Fish Chowder

1. Take a fresh haddock, of three or four pounds, clean it well, and cut in pieces of three inches square. Place in the bottom of your dinner-pot five or six slices of salt pork, fry brown, then add three onions sliced thin, and fry those brown. Remove the kettle from the fire, and place on the onions and pork a layer of fish; sprinkle over a little pepper and salt, then a layer of pared and sliced potatoes, a layer of fish and. potatoes, till the fish is used up. Cover with water, and let it boil for half an hour. Pound six biscuits or crackers fine as meal, and pour into the pot; and, lastly, add a quart or pint of milk; let it scald well, and serve.

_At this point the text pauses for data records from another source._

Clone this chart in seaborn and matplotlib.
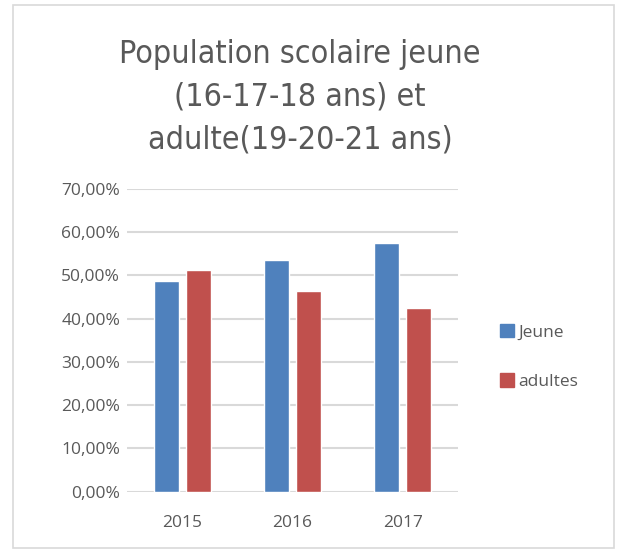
import matplotlib.pyplot as plt
import matplotlib.ticker as ticker
import matplotlib.patches as mpatches
import pandas as pd
import seaborn as sns

years = ["2015", "2016", "2017"]
jeune = [0.488, 0.536, 0.576]
adultes = [0.512, 0.464, 0.424]
series = ["Jeune", "adultes"]
colors = ["#4F81BD", "#C0504D"]
title = "Population scolaire jeune\n(16-17-18 ans) et\nadulte(19-20-21 ans)"

df = pd.DataFrame({
    "annee": years * 2,
    "valeur": jeune + adultes,
    "serie": [series[0]] * 3 + [series[1]] * 3,
})

sns.set_style("white")
plt.rcParams["font.family"] = ["Open Sans", "DejaVu Sans"]
txt = "#595959"

fig = plt.figure(figsize=(6.19, 5.52), dpi=100)
ax = fig.add_axes([127 / 619, 1 - 491.7 / 552, 331 / 619, (491.7 - 189) / 552])

sns.barplot(data=df, x="annee", y="valeur", hue="serie", palette=colors,
            width=0.58, gap=0.22, ax=ax, legend=False, saturation=1)

ax.set_ylim(0, 0.7)
ax.set_xlim(-0.5, 2.5)
ax.yaxis.set_major_locator(ticker.MultipleLocator(0.1))
ax.yaxis.set_major_formatter(ticker.FuncFormatter(lambda v, p: f"{v*100:.2f}%".replace(".", ",")))
ax.grid(axis="y", color="#D9D9D9", linewidth=1.5)
ax.set_axisbelow(True)
for s in ax.spines.values():
    s.set_visible(False)
ax.set_xlabel("")
ax.set_ylabel("")
ax.tick_params(axis="both", length=0, labelsize=12.5, labelcolor=txt)
ax.tick_params(axis="y", pad=5)
ax.tick_params(axis="x", pad=17)

fig.text(0.485, 1 - 97 / 552, title, ha="center", va="center", fontsize=23,
         color=txt, linespacing=1.48, family=["DejaVu Sans"], fontstretch="condensed")

handles = [mpatches.Patch(color=c, label=s) for c, s in zip(colors, series)]
fig.legend(handles=handles, loc="center left", bbox_to_anchor=(484 / 619, 1 - 357 / 552),
           frameon=False, fontsize=12.5, labelcolor=txt, handlelength=0.8,
           handleheight=0.8, handletextpad=0.3, labelspacing=1.9)

fig.patches.append(mpatches.Rectangle((13 / 619, 4 / 552), 601 / 619, 543 / 552,
                                      transform=fig.transFigure, fill=False,
                                      edgecolor="#D9D9D9", linewidth=1.2))

fig.savefig("out.png", dpi=100)
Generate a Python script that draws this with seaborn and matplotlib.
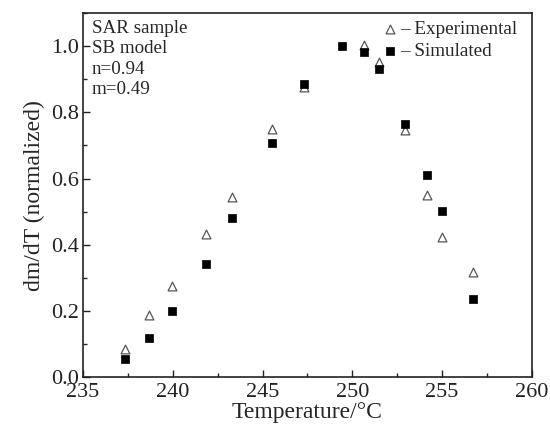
import pandas as pd
import matplotlib
matplotlib.use('Agg')
import matplotlib.pyplot as plt
import seaborn as sns
from matplotlib.ticker import MultipleLocator

temp_exp = [237.35, 238.7, 239.95, 241.85, 243.3, 245.5, 247.3, 250.65, 251.5, 252.95, 254.15, 255.0, 256.7]
dmdt_exp = [0.084, 0.187, 0.274, 0.431, 0.545, 0.750, 0.875, 1.004, 0.952, 0.747, 0.551, 0.422, 0.319]
temp_sim = [237.35, 238.7, 239.95, 241.85, 243.3, 245.5, 247.3, 249.45, 250.65, 251.5, 252.95, 254.15, 255.0, 256.7]
dmdt_sim = [0.054, 0.118, 0.199, 0.343, 0.482, 0.708, 0.884, 1.000, 0.982, 0.931, 0.765, 0.611, 0.503, 0.235]

exp = pd.DataFrame({'T': temp_exp, 'y': dmdt_exp})
sim = pd.DataFrame({'T': temp_sim, 'y': dmdt_sim})

sns.set_style('ticks')
plt.rcParams['font.family'] = ['Liberation Serif', 'DejaVu Serif']

fig = plt.figure(figsize=(5.5, 4.33), dpi=100)
ax = fig.add_axes([0.151, 0.129, 0.816, 0.841])

sns.scatterplot(data=exp, x='T', y='y', ax=ax, marker='^', s=40,
                facecolor='white', edgecolor='#555555', linewidth=0.9,
                label='– Experimental')
sns.scatterplot(data=sim, x='T', y='y', ax=ax, marker='s', s=32,
                color='black', edgecolor='black', linewidth=0.5,
                label='– Simulated')

ax.set_xlim(235, 260)
ax.set_ylim(0, 1.1)
ax.xaxis.set_major_locator(MultipleLocator(5))
ax.xaxis.set_minor_locator(MultipleLocator(2.5))
ax.yaxis.set_major_locator(MultipleLocator(0.2))
ax.yaxis.set_minor_locator(MultipleLocator(0.1))
ax.set_yticks([0.0, 0.2, 0.4, 0.6, 0.8, 1.0])
ax.set_yticklabels(['0.0', '0.2', '0.4', '0.6', '0.8', '1.0'])
ax.tick_params(which='major', direction='in', length=5, width=1, labelsize=16, colors='#222222')
ax.tick_params(which='minor', direction='in', length=3, width=1)
ax.tick_params(axis='x', pad=4)
ax.tick_params(axis='y', pad=3)
for sp in ax.spines.values():
    sp.set_linewidth(1.2)
    sp.set_color('#222222')

ax.set_xlabel('Temperature/°C', fontsize=17, labelpad=0)
ax.set_ylabel('dm/dT (normalized)', fontsize=17, labelpad=4)

ax.text(0.02, 0.982, 'SAR sample\nSB model\nn=0.94\nm=0.49', transform=ax.transAxes,
        va='top', ha='left', fontsize=13.7, linespacing=1.27)

leg = ax.legend(loc='upper right', frameon=False, fontsize=13.8, handletextpad=0.05,
                handlelength=1.0, borderaxespad=0.0, labelspacing=0.22,
                bbox_to_anchor=(0.985, 1.0))

fig.savefig('out.png', dpi=100)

2. Take a small piece of pork, cut into squares, and put it into the bottom of a kettle. Then take your fish (about three pounds would make a good-sized chowder), cut it into pieces (larger squares than the pork), lay enough of this on the pork to cover well, then a layer of potatoes, next a layer of Boston crackers split, on this pepper and salt. Above this put a layer of pork, and repeat the order given above until the materials are all exhausted; let the top layer be buttered crackers. Pour on boiling water until covered, and cover the kettle; keep boiling half an hour. Five minutes before dinner, dredge well with flour, and pour on a pint of milk. This will make the genuine Ryebeach fish chowder.